Pero tienes que aceptarlo, tienes que tender tu mano hacia un lado y coger la del Padre, tienes que tender tu mano hacia el otro y coger la mano del Espíritu, tienes que tener tu mirada hacia el frente y contemplar a Jesús. Y entonces sí, entonces sí experimentarás ese amor nuevo cada día. Entonces sí descubrirás cada día que el sol brilla por la mañana de una manera diferente, sí descubrirás cada día que las mismas flores, las mismas plantas tienen un brillo y un aroma distinto. Entonces si que no caerás en la rutina ni en la mediocridad. Irás viviendo cada día y cada día tu amor se irá reverdeciendo, se mantendrá lozano y frondoso. Pero solamente ahí.

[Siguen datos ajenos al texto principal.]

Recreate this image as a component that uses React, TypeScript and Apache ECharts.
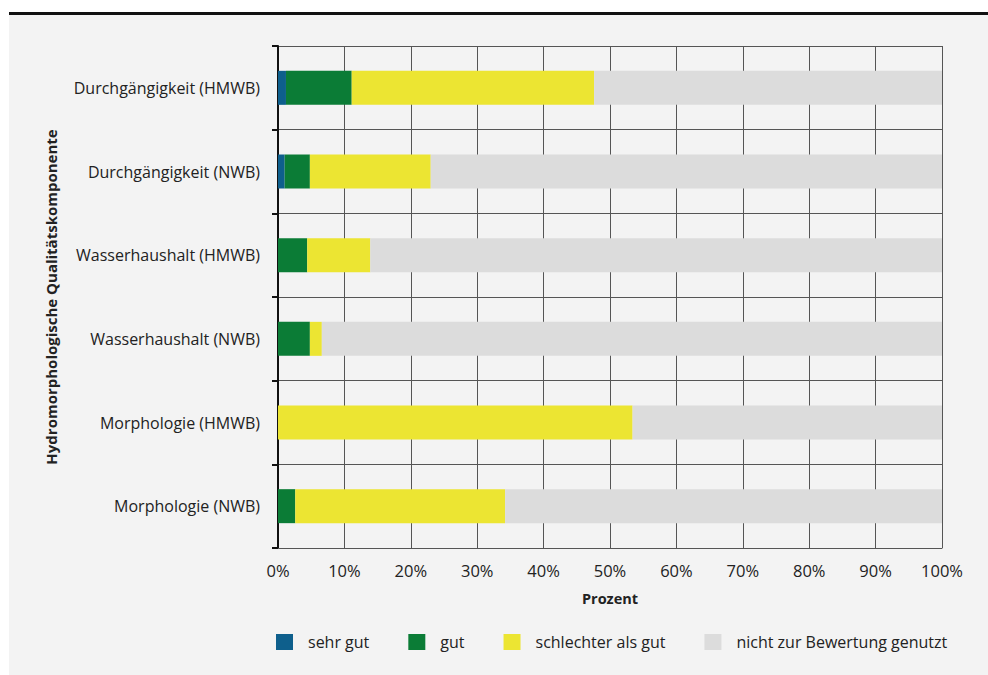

No debes tener miedo. La llamada de Dios es también para  nosotros. Y ¡qué mejor lugar podemos encontrar que el de ese cuarto comensal! ¡Dónde vamos a estar más seguros! ¡Dónde vamos a conocer el amor de verdad, el amor que simplemente nos mira y nos acoge, porque ha dejado previamente un lugar en la mesa -como decía Jesús a su discípulos-: «Voy a prepararos una morada». San Andrés Rublev supo captarlo muy bien. Dios nos ha preparado ese cuarto lugar para cada uno de nosotros. Y ¡dónde vamos a estar mejor! ¡Dónde podremos recibir más fuerzas que participando del Cordero, de la Sangre del Cordero, de la Carne del Cordero! «Porque mi Carne es verdadera comida y mi Sangre es verdadera bebida» (Jn 6, 55-56)  ¡Cómo podemos recuperar mejor la visión, que contemplando el Rostro del Hijo! ¡Cómo aprenderemos a amar mejor que contemplando la disponibilidad del Hijo que está casi en actitud de levantarse al ruego del Padre para que venga a salvar a los hombres! ¡Dónde encontraremos más amor! ¡Dónde encontraremos un amor tan siquiera semejante!

Hoy no es solamente una celebración, es una «evidencia» de fe. La contemplación de una realidad: Dios te quiere. ¡Quién nos va a amar de otra manera! ¡Quién puede protegernos mejor que Aquél que nos acoge!

Por eso de nuestros labios y de nuestro corazón no puede sino salir un eco agradecido, porque el amor se nos ha dado sin haberlo merecido. No porque seamos buenos, porque no lo somos, ni por méritos propios porque por mucho que hagamos no podríamos hacer tanto. El Señor nos lo da simplemente porque nos quiere.